One moment, like a bounce of the ball, can change the course of a game.
And in postseason tournaments, like the WNIT, a moment becomes even bigger, as it can determine the difference between continuing to play more basketball or the end of a season.
Dominique McBryde had a moment like that Sunday afternoon, as her Wildcats defeated Pacific 64-48 at McKale Center.
Arizona moves on to host Idaho (22-11) Thursday at 6:30 p.m. at McKale Center in the Round of 16 in the WNIT.
Pacific was hanging around in the third quarter, cutting the gap to three points — twice. The Wildcats just couldn’t shake the Tigers. That is, until 1:56 was left in the quarter.

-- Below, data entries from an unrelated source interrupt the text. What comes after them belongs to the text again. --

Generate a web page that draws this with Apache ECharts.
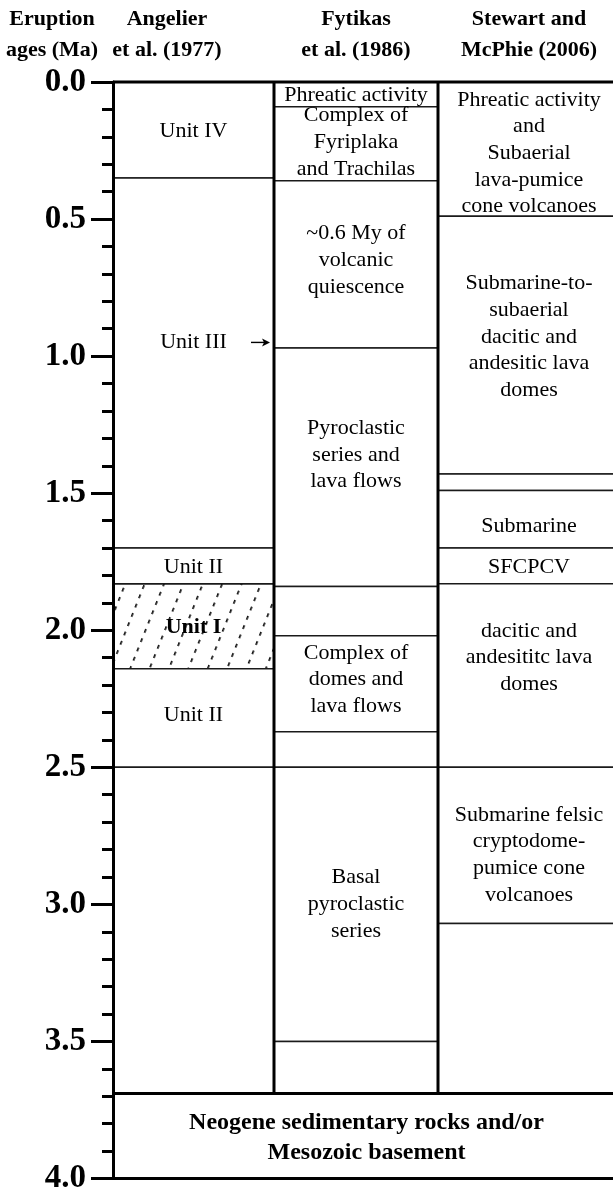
<!DOCTYPE html>
<html>
<head>
<meta charset="utf-8">
<script src="https://cdn.jsdelivr.net/npm/echarts@6.0.0/dist/echarts.min.js"></script>
<style>
  html, body { margin: 0; padding: 0; background: #fff; }
  #chart { width: 613px; height: 1195px; }
</style>
</head>
<body>
<div id="chart"></div>
<script>
// unit boundaries (Ma), top to bottom, one list per column
const angelierBounds = [0, 0.35, 1.7, 1.83, 2.14, 2.5, 3.69];
const fytikasBounds = [0, 0.09, 0.36, 0.97, 1.84, 2.02, 2.37, 2.5, 3.5, 3.69];
const stewartBounds = [0, 0.49, 1.43, 1.49, 1.7, 1.83, 2.5, 3.07, 3.69];
const basementRange = [3.69, 4.0];
const hatchedUnit = [1.83, 2.14]; // Unit I

// [age where the text is centred, text]
const angelierLabels = [
  [0.18, 'Unit IV'],
  [0.95, 'Unit III'],
  [1.77, 'Unit II'],
  [1.99, 'Unit I'],
  [2.31, 'Unit II']
];
const fytikasLabels = [
  [0.05, 'Phreatic activity'],
  [0.22, 'Complex of\nFyriplaka\nand Trachilas'],
  [0.65, '~0.6 My of\nvolcanic\nquiescence'],
  [1.36, 'Pyroclastic\nseries and\nlava flows'],
  [2.18, 'Complex of\ndomes and\nlava flows'],
  [3.0, 'Basal\npyroclastic\nseries']
];
const stewartLabels = [
  [0.26, 'Phreatic activity\nand\nSubaerial\nlava-pumice\ncone volcanoes'],
  [0.93, 'Submarine-to-\nsubaerial\ndacitic and\nandesitic lava\ndomes'],
  [1.62, 'Submarine'],
  [1.77, 'SFCPCV'],
  [2.10, 'dacitic and\nandesititc lava\ndomes'],
  [2.82, 'Submarine felsic\ncryptodome-\npumice cone\nvolcanoes']
];
const basementLabel = [3.85, 'Neogene sedimentary rocks and/or\nMesozoic basement'];

const headers = ['Eruption\nages (Ma)', 'Angelier\net al. (1977)', 'Fytikas\net al. (1986)', 'Stewart and\nMcPhie (2006)'];

// layout: column edges in px from the age axis (last one runs off the page), header centres in px
const COL_X = [0, 161, 325, 507];
const HEAD_X = [52, 167, 356, 529];
const FONT = '"Liberation Serif", "Times New Roman", serif';

// blocks: [colFrom, colTo, top, bottom, hatched]
const blocks = [];
[angelierBounds, fytikasBounds, stewartBounds].forEach((b, c) => {
  for (let i = 0; i < b.length - 1; i++) {
    const h = (c === 0 && b[i] === hatchedUnit[0] && b[i + 1] === hatchedUnit[1]) ? 1 : 0;
    blocks.push([c, c + 1, b[i], b[i + 1], h]);
  }
});
blocks.push([0, 3, basementRange[0], basementRange[1], 0]);

// labels: [colFrom, colTo, age], texts kept alongside
const labelData = [];
const labelText = [];
const labelBold = [];
[angelierLabels, fytikasLabels, stewartLabels].forEach((list, c) => {
  list.forEach(l => {
    labelData.push([c, c + 1, l[0]]);
    labelText.push(l[1]);
    labelBold.push(l[1] === 'Unit I');
  });
});
labelData.push([0, 3, basementLabel[0]]);
labelText.push(basementLabel[1]);
labelBold.push(true);

// thick frame lines: [colFrom, colTo, ageFrom, ageTo]
const base = basementRange[0];
const frame = [
  [0, 3, 0, 0],
  [1, 1, 0, base],
  [2, 2, 0, base],
  [0, 3, base, base],
  [0, 3, basementRange[1], basementRange[1]]
];

// dashed diagonal hatch for Unit I
const tile = document.createElement('canvas');
tile.width = 18;
tile.height = 10;
const tctx = tile.getContext('2d');
tctx.fillStyle = '#111';
tctx.fillRect(8, 0, 1.7, 4);
const hatch = { image: tile, repeat: 'repeat', rotation: 0.38 };

const chart = echarts.init(document.getElementById('chart'));
chart.setOption({
  animation: false,
  backgroundColor: '#fff',
  grid: { left: 113, top: 82, width: 500, height: 1101 },
  xAxis: { type: 'value', min: 0, max: 500, show: false },
  yAxis: {
    type: 'value',
    inverse: true,
    min: 0,
    max: 4,
    interval: 0.5,
    z: 10,
    axisLine: { show: true, lineStyle: { color: '#000', width: 3 } },
    axisTick: { show: true, length: 22, lineStyle: { color: '#000', width: 3 } },
    minorTick: { show: true, splitNumber: 5, length: 11, lineStyle: { color: '#000', width: 3 } },
    splitLine: { show: false },
    axisLabel: {
      margin: 27,
      color: '#000',
      fontFamily: FONT,
      fontWeight: 'bold',
      fontSize: 33,
      formatter: v => v.toFixed(1)
    }
  },
  graphic: headers.map((h, i) => ({
    type: 'text',
    x: HEAD_X[i],
    y: 35,
    style: {
      text: h,
      textAlign: 'center',
      textVerticalAlign: 'middle',
      fontFamily: FONT,
      fontWeight: 'bold',
      fontSize: 22,
      lineHeight: 31,
      fill: '#000'
    }
  })),
  series: [
    {
      type: 'custom',
      z: 1,
      data: blocks,
      renderItem: (params, api) => {
        const p0 = api.coord([COL_X[api.value(0)], api.value(2)]);
        const p1 = api.coord([COL_X[api.value(1)], api.value(3)]);
        return {
          type: 'rect',
          shape: { x: p0[0], y: p0[1], width: p1[0] - p0[0], height: p1[1] - p0[1] },
          style: { fill: api.value(4) ? hatch : '#fff', stroke: '#1a1a1a', lineWidth: 1.5 }
        };
      }
    },
    {
      type: 'custom',
      z: 3,
      data: labelData,
      renderItem: (params, api) => {
        const i = params.dataIndex;
        const c0 = api.value(0), c1 = api.value(1);
        const p = api.coord([(COL_X[c0] + COL_X[c1]) / 2, api.value(2)]);
        const basement = c1 - c0 > 1;
        const children = [{
          type: 'text',
          x: p[0],
          y: p[1],
          style: {
            text: labelText[i],
            textAlign: 'center',
            textVerticalAlign: 'middle',
            fontFamily: FONT,
            fontWeight: labelBold[i] ? 'bold' : 'normal',
            fontSize: basement ? 24 : 22,
            lineHeight: basement ? 30 : 26.7,
            fill: '#000'
          }
        }];
        if (labelText[i] === 'Unit III') {
          // small arrow pointing at the Fytikas column
          const pr = api.coord([COL_X[c1], api.value(2)]);
          const xe = pr[0] - 4, ym = pr[1];
          children.push({
            type: 'line',
            shape: { x1: xe - 19, y1: ym, x2: xe - 5, y2: ym },
            style: { stroke: '#000', lineWidth: 1.4 }
          });
          children.push({
            type: 'polygon',
            shape: { points: [[xe, ym], [xe - 8, ym - 4], [xe - 6, ym], [xe - 8, ym + 4]] },
            style: { fill: '#000' }
          });
        }
        return { type: 'group', children: children };
      }
    },
    {
      type: 'custom',
      z: 4,
      data: frame,
      renderItem: (params, api) => {
        const p0 = api.coord([COL_X[api.value(0)], api.value(2)]);
        const p1 = api.coord([COL_X[api.value(1)], api.value(3)]);
        return {
          type: 'line',
          shape: { x1: p0[0], y1: p0[1], x2: p1[0], y2: p1[1] },
          style: { stroke: '#000', lineWidth: 3 }
        };
      }
    }
  ]
});
</script>
</body>
</html>
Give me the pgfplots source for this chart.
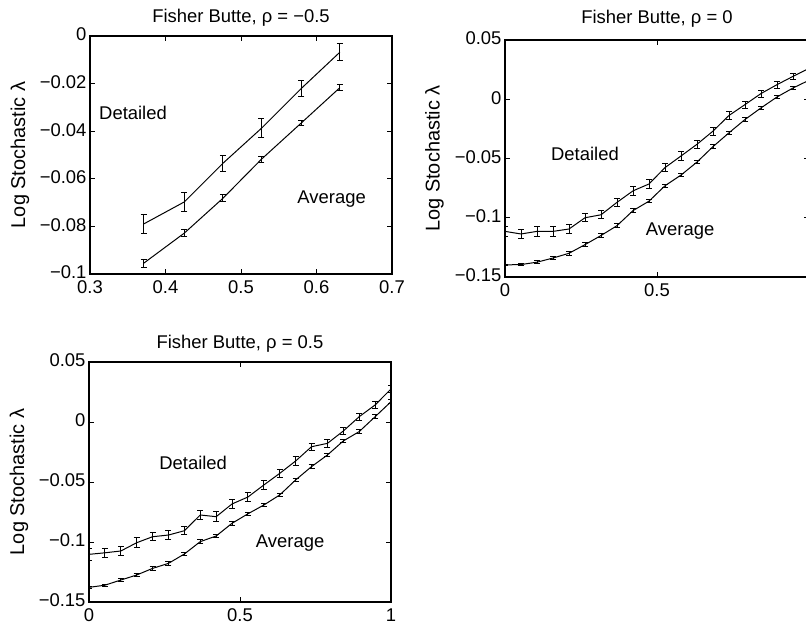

Arizona was up by five points when the junior forward stepped up — well past the 3-point line — to steal the ball from Pacific’s Ameela Li. McBryde almost looked like a guard coming up with her third steal of the game. Typically, the majority of McBryde’s steals — she has 32 this season — come inside the paint by muscling the ball away from her opponent.
“She does it in practice all the time (comes out to steal the ball),” said UA coach Adia Barnes. “We can do so many different things defensively with her when she’s in the game.
“I think she does it on both ends. Even if it’s not a play it’s a solid stop — she gets a big stop or a deflection — or offensively she makes a big basket that we need. She can do it on both ends of the floor. We’re not as good without her on the floor.”
From there, the Wildcats lead kept growing. The UA’s defense held Pacific scoreless for 10 minutes across the third and fourth quarters. This is typical Arizona ball — using defense to spark the offense.
After that moment, McBryde and her teammates kept bringing it — tipping balls, altering shots and forcing wild passes and travels.
In the first two games, the Wildcats have held their opponents to under 57 points and under 38 percent shooting.
McBryde didn’t dress for Arizona’s first WNIT win, as she was the most recent Wildcat to be hit with an illness. She was happy to get back out on the court with her teammates and contribute. She was definitely missed.
“She’s one of our smartest basketball players,” said Barnes. “She’s definitely the post that can guard a versatile post. She can guard a back-to-the-basket post. So she’s very valuable and we need her to be successful and have a chance to win this tournament.”
McBryde’s importance showed in her stat line: 11 points, four rebounds, three steals and two blocks.
After the game, McBryde said she felt much better Sunday and was direct about what’s next.
“We’re not done. We have a lot more basketball to play,” she said.
A different style of play
In each of the three seasons Barnes has coached at Arizona, her scheme has evolved. She has adjusted the style to the strengths of the players. Her scheme is based on the European-style — passing a lot and reading what the defense gives — a style, once she learned, made all the difference in her playing career.
“I think in the long run it makes us better,” said Barnes. “My philosophy is, if they go under the pick and roll, you can’t do the same thing, because they are cutting it, they are doing something that affects how you read. So I think you need to read. You play it differently if they switch. You play it differently if they hedge, and that’s just knowing basketball.”
Thank you, Tucson
Sunday afternoon, it was the players’ turn to take the mic and thank their fans for coming out. Cate Reese, Aari McDonald and Destiny Graham addressed the crowd. McDonald said they were the “best fans in the country,” Reese asked everyone to bring “friends and families to the game Thursday to get 5,000 fans,” and Graham finished with, “We love you all!”
“I had them talk at the end because it was a good thing to just thank the crowd,” Barnes said. “People appreciate that when you have your best players out there saying ‘thank you, you are the best fans in America.’ I think it’s meaningful and they don’t have a problem doing it.”
Nearly 6,800 combined fans showed up for both WNIT games — giving the Wildcats the second-largest attendance for two games in the event behind Arkansas (7,628).
One of the criteria for hosting games is seats sold. So, if Arizona brings in another 3,000-plus crowd and wins Thursday, it most likely it would host the next round.
“(We want to) pack the house and make this place really hard to play in,” Barnes said. “The big thing for us is we are playing at home. So I think that’s huge. Tucson has done a great job of coming out, buying tickets and supporting us.
“Even though it was a little below 4,000 it felt like (7,000). So that is special to me because people are supporting us. ... I am happy that Tucson is really embracing us.”